Squeak Weblog Server - The Challenge

Jim Benson jb at speed.net
Thu Oct 2 20:56:47 UTC 2003


Folks,

Here's the idea. Over the last few years, there have been a lot of changes
in Squeak. Lots of new technologies and interfaces have been added, or have
been made available. For quite a while, we've been talking here about the
advantages of using Squeak for software development. However, it seems to me
that there is a lot of frustration at the same time. The frustration comes
from a couple of directions, usually lack of documentation and lack of
example.

Here in the States there is a television program called 'Monster Garage'.
The premise is simple; take a stock vehicle and turn it into a special
purpose vehicle. For example, one of the shows revolved around converting a
hot dog cart into a 130 mile per hour dragster. The rules are simple. The
vehicle is designed on the first day. On days 2 thru 6, the vehicle is
built. Day 7 is race day.
There are two teams, a design team and a build team. The group is given 3000
USD to buy parts. If the challenge is successful, each member of the team
gets a set of tools. If unsuccessful, the team is forced to watch as their
vehicle is destroyed in spectacular fashion.

So here's the idea: There are a couple of areas that would help the
community in general. First, an example of how Squeak can be used in the
'real world'. Second, how to 'think in Squeak'. Third, to tie together some
of the newer packages so that everyone can see how the packages can be used
in practice. All of this placed in a public forum that people can look at.

I started thinking of an appropriate application. Here's what I came up
with:  a weblog server http://minnow.cc.gatech.edu/squeak/3437. Here's my
thinking on why this is an appropriate task. The application must be simple,
yet non-trivial. In my opinion, just a few clever snippets here and there
don't really get someone involved in a language.
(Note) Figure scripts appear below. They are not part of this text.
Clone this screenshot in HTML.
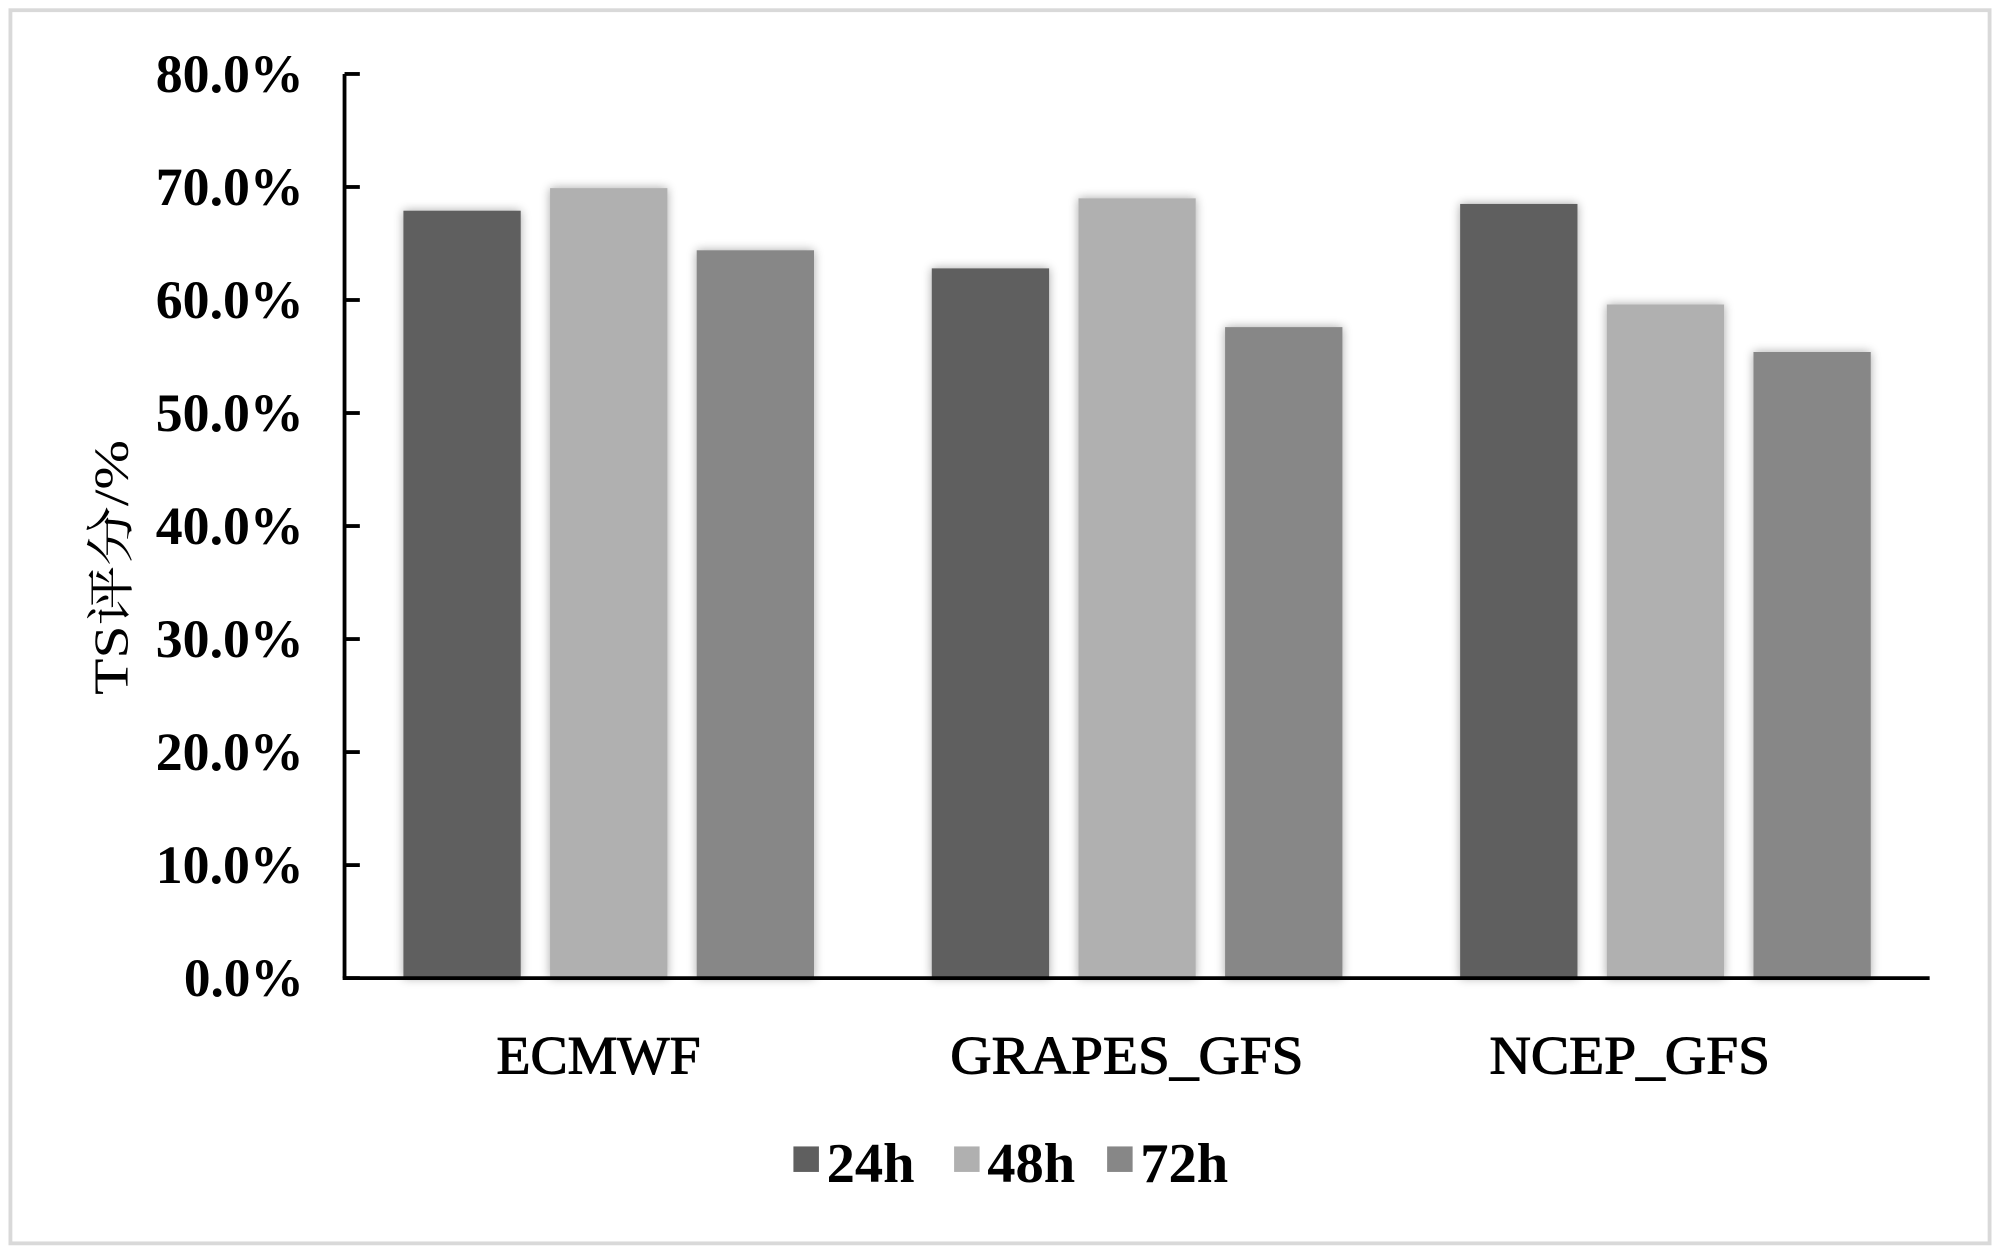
<!DOCTYPE html>
<html><head><meta charset="utf-8"><style>
html,body{margin:0;padding:0;background:#fff}
svg{display:block}
text{font-family:"Liberation Serif","Times New Roman","Noto Serif CJK SC",serif;fill:#000}
</style></head><body>
<svg id="chart" width="2000" height="1251" viewBox="0 0 1568 981" xmlns="http://www.w3.org/2000/svg" font-family="Liberation Serif, Noto Serif CJK SC, serif">
<defs><filter id="sh" x="-20%" y="-5%" width="140%" height="110%"><feGaussianBlur in="SourceAlpha" stdDeviation="4"/><feComponentTransfer><feFuncA type="linear" slope="0.35"/></feComponentTransfer><feMerge><feMergeNode/><feMergeNode in="SourceGraphic"/></feMerge></filter></defs>
<rect x="8" y="8" width="1552" height="967" fill="#fff" stroke="#d9d9d9" stroke-width="3"/>
<g id="bars"></g>
<g id="axes"></g>
<text transform="translate(100,445) rotate(-90)" text-anchor="middle" font-size="38" textLength="200" lengthAdjust="spacingAndGlyphs">TS评分/%</text>
<g id="legend"></g>
</svg>
<script>
const categories = ["ECMWF", "GRAPES_GFS", "NCEP_GFS"];
const seriesNames = ["24h", "48h", "72h"];
const v24 = [67.9, 62.8, 68.5];
const v48 = [69.9, 69.0, 59.6];
const v72 = [64.4, 57.6, 55.4];
const yTicks = [0, 10, 20, 30, 40, 50, 60, 70, 80];
const yTickLabels = ["0.0%","10.0%","20.0%","30.0%","40.0%","50.0%","60.0%","70.0%","80.0%"];

const NS = "http://www.w3.org/2000/svg";
const colors = ["#5f5f5f", "#b0b0b0", "#878787"];
const X0 = 270, X1 = 1513, Y0 = 767, Y1 = 58, YMAX = 80;
const y = v => Y0 - (v / YMAX) * (Y0 - Y1);
const catW = (X1 - X0) / categories.length;
const catC = i => X0 + catW * (i + 0.5);
const barW = 92, step = 115;
function mk(tag, attrs, parent) { const e = document.createElementNS(NS, tag); for (const k in attrs) e.setAttribute(k, attrs[k]); parent.appendChild(e); return e; }

const bars = document.getElementById("bars");
const series = [v24, v48, v72];
series.forEach((vals, s) => {
  vals.forEach((v, i) => {
    const cx = catC(i) + (s - 1) * step;
    const r = mk("rect", { x: cx - barW / 2, y: y(v), width: barW, height: Y0 - y(v), fill: colors[s], filter: "url(#sh)" }, bars);
    
    
  });
});

const axes = document.getElementById("axes");
const ya = mk("line", { x1: X0, y1: Y1, x2: X0, y2: Y0, stroke: "#000", "stroke-width": 3 }, axes);


const xa = mk("line", { x1: X0 - 1.5, y1: Y0, x2: X1, y2: Y0, stroke: "#000", "stroke-width": 3 }, axes);


yTicks.forEach((t, i) => {
  const tk = mk("line", { x1: X0, y1: y(t), x2: X0 + 12, y2: y(t), stroke: "#000", "stroke-width": 3 }, axes);
  
  
  const lab = yTickLabels[i];
  const tl = mk("text", { x: 238, y: y(t) + 14, "text-anchor": "end", "font-size": 42, "font-weight": "bold", textLength: lab.length === 4 ? 94 : 116, lengthAdjust: "spacingAndGlyphs" }, axes);
  tl.textContent = lab;
  
  
});
const catLen = [160, 277, 220];
categories.forEach((c, i) => {
  const t = mk("text", { x: catC(i) - 8 - catLen[i] / 2 - (i === 2 ? 20 : 0), y: 842, "font-size": 42, stroke: "#000", "stroke-width": 0.8, textLength: catLen[i], lengthAdjust: "spacingAndGlyphs" }, axes);
  t.textContent = c;
  
  
});

const legend = document.getElementById("legend");
const lx = [622, 748, 868];
seriesNames.forEach((n, s) => {
  const g = mk("g", {}, legend);
  
  
  mk("rect", { x: lx[s], y: 899, width: 20, height: 20, fill: colors[s] }, g);
  const t = mk("text", { x: lx[s] + 26, y: 927, "font-size": 44, "font-weight": "bold", textLength: 69, lengthAdjust: "spacingAndGlyphs" }, g);
  t.textContent = n;
});
</script>
</body></html>
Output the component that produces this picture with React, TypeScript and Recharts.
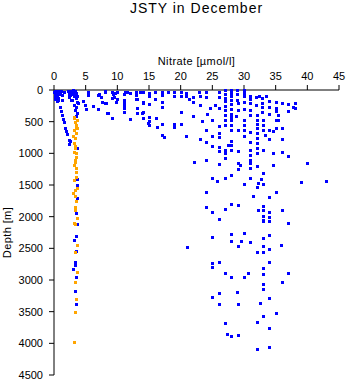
import React from 'react';
import { ScatterChart, Scatter, XAxis, YAxis } from 'recharts';

const titleText = 'JSTY in December';
const xLabel = 'Nitrate [µmol/l]';
const yLabel = 'Depth [m]';
const xTicks = [0, 5, 10, 15, 20, 25, 30, 35, 40, 45];
const yTicks = [0, 500, 1000, 1500, 2000, 2500, 3000, 3500, 4000, 4500];

// [nitrate, depth]
const blueSurface: [number, number][] = [
  [0.1, 10], [0.3, 30], [0.5, 15], [0.2, 60], [0.6, 50], [0.1, 100], [0.4, 90], [0.8, 20],
  [0.2, 140], [1.0, 40], [1.2, 80], [0.7, 120], [1.5, 25], [1.3, 150], [0.5, 180], [0.9, 70],
  [0.05, 30], [0.3, 120], [1.1, 10], [0.6, 160],
  [2.2, 20], [2.5, 10], [2.8, 40], [3.0, 60], [3.3, 20], [3.5, 45], [2.6, 80], [3.1, 100],
  [3.4, 130], [2.9, 160], [3.6, 190], [3.2, 230], [2.4, 110], [3.5, 270], [3.3, 320], [3.6, 360],
  [3.4, 410], [2.7, 150], [3.0, 5], [3.7, 90], [2.3, 60], [3.8, 210],
  [1.0, 270], [1.1, 330], [1.2, 400], [1.4, 450], [1.6, 500], [1.8, 600], [1.9, 640], [2.0, 700],
  [2.3, 790], [2.6, 800], [2.4, 857],
];

const blueColumn: [number, number][] = [
  [3.7, 920], [3.4, 1060], [3.3, 1105], [3.6, 1405], [3.6, 1500], [3.7, 1705], [3.3, 1863],
  [3.5, 1937], [3.6, 2116], [3.4, 2300], [3.1, 2368], [3.5, 2537], [3.3, 2716], [3.3, 2763],
  [3.0, 2826], [3.5, 2948], [3.3, 3174], [3.5, 3379],
];

const blueUpper: [number, number][] = [
  [5.3, 30], [4.5, 174], [4.85, 237], [5.1, 300], [6.1, 253], [6.9, 300], [7.1, 63], [5.4, 79],
  [7.0, 79], [8.0, 16], [8.0, 205], [8.4, 368], [9.1, 442], [9.1, 126], [11, 150], [11, 200],
  [12.9, 142], [13.9, 363], [14.0, 205], [14.8, 520],
  [7.4, 105], [7.5, 184], [8.0, 26], [8.2, 210], [9.1, 26], [9.3, 60], [9.6, 40], [9.9, 26],
  [9.4, 105], [9.75, 184], [9.95, 147], [8.5, 368], [9.2, 437], [11.2, 26], [11.1, 60], [11.5, 26],
  [11.0, 240], [11.0, 290], [11.06, 353], [12, 42], [12, 463], [13.0, 26], [13.0, 79], [13.1, 137],
  [13.1, 290], [13.1, 370], [13.5, 26], [14.0, 26], [14.06, 184], [14.06, 353], [14.06, 447],
  [15, 50], [15, 100], [15, 221], [15, 421], [15, 490], [15, 553], [16, 26], [16, 147], [16.07, 447],
  [16.2, 589], [17, 26], [17, 79], [17.06, 184], [17.06, 273], [17.06, 537], [17.1, 711], [17.4, 747],
  [18, 26], [18.9, 26], [18.9, 95], [18.9, 537], [18.9, 579], [20, 26], [20, 95], [20, 353], [20, 537],
  [20.9, 50], [20.9, 95], [20.9, 726], [21.3, 147], [21.9, 105], [21.9, 184], [21.96, 410],
  [22.07, 1132], [22.9, 26], [23, 95], [23, 237], [23.3, 484], [23.0, 779], [24, 26], [24, 105],
  [24.2, 384], [24, 632], [24, 816], [24, 1105], [24, 1616], [24, 1853], [24.9, 1932], [24.7, 290],
  [25.0, 474], [25.0, 726], [25.0, 884], [25.0, 1384], [25.4, 237], [25.75, 1437], [26, 26],
  [26, 105], [26, 290], [26, 568], [26, 680], [26, 747], [26, 900], [26, 963], [26, 1174], [26, 2042],
  [27, 0], [27, 60], [27, 120], [27, 180], [27, 250], [27, 320], [27, 400], [27, 480], [27, 560],
  [27, 947], [27, 1000], [27, 1079], [27, 1384], [27, 1884], [27.5, 868],
];

const blueRight: [number, number][] = [
  [28, 0], [28, 50], [28, 100], [28, 160], [28, 220], [28, 300], [28, 380], [28, 420], [28, 474],
  [28, 550], [28, 632], [28, 805], [28, 870], [28, 947], [28, 1347],
  [28.9, 0], [28.9, 60], [28.9, 158], [29.1, 210], [29, 316], [28.8, 410], [29, 632], [29, 963],
  [29.1, 1153], [29.1, 1247], [29.3, 1190],
  [30, 0], [30, 40], [30, 100], [30, 184], [30, 305], [30, 474], [30, 550], [30, 632], [30, 726], [30, 1490],
  [30.9, 95], [30.9, 147], [30.9, 210], [30.9, 316], [30.9, 395], [30.9, 658], [30.9, 816], [30.9, 947],
  [30.9, 1026], [30.9, 1153], [30.9, 1232], [30.9, 1395], [31, 1105], [31.4, 1669],
  [31.9, 105], [31.9, 237], [32, 395], [32, 480], [32, 540], [32, 605], [32, 684], [32, 760], [32, 840],
  [32, 920], [32, 1000], [32.1, 1200], [32.2, 1474], [32, 1527], [32.4, 95], [32.66, 1410],
  [32.9, 131], [32.9, 200], [32.9, 270], [32.9, 342], [33, 474], [33, 553], [33, 632], [33, 947],
  [33, 1316], [33, 1490], [33, 1830], [33, 1900], [33, 1985], [33, 2050], [33.3, 711], [33.4, 95],
  [34, 168], [34, 263], [34, 384], [34, 630], [34, 779], [34, 1695], [34, 1921], [34, 2000], [34, 2069],
  [34.5, 642], [34.5, 1000], [34.6, 1190],
  [35, 184], [35, 284], [35, 326], [35, 474], [35, 1616], [35.3, 395], [35.4, 474], [35.1, 595],
  [36, 210], [36, 595], [36, 779], [36, 974], [36, 1895], [36.9, 221], [36.9, 326], [37, 1042],
  [37, 2095], [37.8, 263], [38, 200], [38, 290], [39, 1447], [40, 1158], [43, 1437],
];

const blueDeep: [number, number][] = [
  [28, 1805], [29, 1811], [32.2, 1890], [36, 1900],
  [25, 2316], [21, 2484], [27.9, 2274], [28, 2390], [29, 2468], [29.5, 2379], [30, 2263], [30.9, 2405],
  [32, 2553], [33, 2342], [33, 2463], [33, 2563], [34, 2295], [34, 2511], [34, 2074], [33, 2063],
  [35.8, 2447], [25, 2732], [25, 2790], [26, 2721], [27, 2885], [28, 2958], [30, 2948], [30.6, 2885],
  [33, 2816], [33, 2905], [34, 2721], [37, 2895], [36, 3037], [33, 3068], [33, 3142], [34, 3290],
  [32.5, 3368], [28.9, 3184], [26, 3211], [25, 3274], [26, 3384], [29, 3384], [35, 3527], [33, 3574],
  [32, 3658], [27, 3685], [34, 3763], [27.3, 3848], [28, 3885], [29.1, 3869], [32, 4084], [34, 4063],
];

const orangePoints: [number, number][] = [
  [3.2, 420], [3.1, 448], [3.6, 470], [3.27, 500], [3.5, 553], [3.4, 590], [3.7, 600], [3.1, 632],
  [3.43, 684], [3.0, 720], [3.27, 763], [3.1, 842], [3.3, 880], [3.27, 921], [3.1, 974], [3.5, 1000],
  [3.43, 1053], [3.27, 1105], [3.27, 1132], [3.2, 1180], [3.4, 1230], [3.5, 1290], [3.43, 1369],
  [3.2, 1421], [3.6, 1550], [3.27, 1580], [3.0, 1632], [3.3, 1674], [3.5, 1747], [3.3, 1843],
  [3.27, 1895], [3.64, 2016], [3.2, 2095], [3.3, 2121], [3.64, 2447], [3.3, 2553], [3.64, 2879],
  [3.3, 3037], [3.5, 3300], [3.3, 3500], [3.16, 3974],
];

const toRows = (arr: [number, number][]) => arr.map(([n, d]) => ({ n, d }));
const blueData = toRows([...blueSurface, ...blueColumn, ...blueUpper, ...blueRight, ...blueDeep]);
const orangeData = toRows(orangePoints);

const BLUE = '#0000FF';
const ORANGE = '#FFA500';

const makeShape = (color: string) => (p: any) => (
  <rect
    x={Math.round(p.cx) - 1.5}
    y={Math.round(p.cy) - 1.5}
    width={3}
    height={3}
    fill={color}
    shapeRendering="crispEdges"
  />
);

const FONT = '"Liberation Sans", Arial, Helvetica, sans-serif';

export default function App() {
  return (
    <div
      style={{
        position: 'absolute',
        left: 0,
        top: 0,
        width: 348,
        height: 384,
        background: '#fff',
        fontFamily: FONT,
      }}
    >
      <ScatterChart width={348} height={384} margin={{ top: 50, right: 9, bottom: 9, left: 0 }} style={{ fontFamily: FONT }}>
        <XAxis
          type="number"
          dataKey="n"
          orientation="top"
          domain={[0, 45]}
          ticks={xTicks}
          interval={0}
          height={40}
          stroke="#000"
          tickSize={5}
          tickMargin={5}
          tick={{ fontSize: 11, fill: '#000' }}
          label={{ value: xLabel, position: 'insideTop', offset: 7, fontSize: 11, fill: '#000', letterSpacing: 0.4 }}
        />
        <YAxis
          type="number"
          dataKey="d"
          domain={[0, 4500]}
          reversed
          ticks={yTicks}
          interval={0}
          width={54}
          stroke="#000"
          tickSize={5}
          tickMargin={6}
          tick={{ fontSize: 11, fill: '#000' }}
        />
        <Scatter data={blueData} isAnimationActive={false} shape={makeShape(BLUE)} />
        <Scatter data={orangeData} isAnimationActive={false} shape={makeShape(ORANGE)} />
      </ScatterChart>
      <div
        style={{
          position: 'absolute',
          left: 54,
          top: 0,
          width: 285,
          textAlign: 'center',
          fontSize: 14,
          lineHeight: '16px',
          letterSpacing: 1,
          color: '#000',
        }}
      >
        {titleText}
      </div>
      <svg
        width={30}
        height={384}
        style={{ position: 'absolute', left: 0, top: 0, pointerEvents: 'none' }}
      >
        <text
          transform="translate(10.5,232.5) rotate(-90)"
          textAnchor="middle"
          fontSize={11}
          letterSpacing={0.4}
          fill="#000"
          fontFamily={FONT}
        >
          {yLabel}
        </text>
      </svg>
    </div>
  );
}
The weblog server is a
straightforward data in -> store data -> massage and output data batch
processing deal.

If you're a newbie coming from the traditional web processing world, Pearl,
Python, Java, etc you recognize the problem, and get a close first hand look
on why we're excited about Smalltalk. If you're already in the Squeak world,
it gives you a chance to see how to tie together some of the more recently
introduced parts of Squeak. I think that another important part of this is
to produce documentation saying, "Here's the design decisions we made,
here's how we implemented it" The documentation need not be verbose, just
straightforward.

Another important quality of this concept; the team will have a set amount
of time to finish. This won't be one of those things where you spend months
trying to just define the perfect weblog server with a billion different
features. Also, it limits the commitment of time of  the challenge
participants.

So, I'd like some feedback on what people think of this idea. On Monster
Garage, the team usually consists of a couple of experts in a particular
field, the rest are usually very skilled 'jack of all trades'. In the weblog
server, there is an HTTP part, a data store part, and a XML-RPC part. Also,
note that this is group developed, so there's the opportunity to introduce
things like Monticello and XP/Agile programming. In general, the challenge
should have as few rules as possible. However, you should also know that the
goal is to help people grok Squeak in the context of the application, not
build something that can withstand a thermo-nuclear blast. Not necessarily
contrary goals, but elegance and straightforwardness are easy to explain and
teach.

If this is something that people are interested in participating in, I'd
like to hear about it and some details as to what you think an appropriate
time frame for the challenge would be.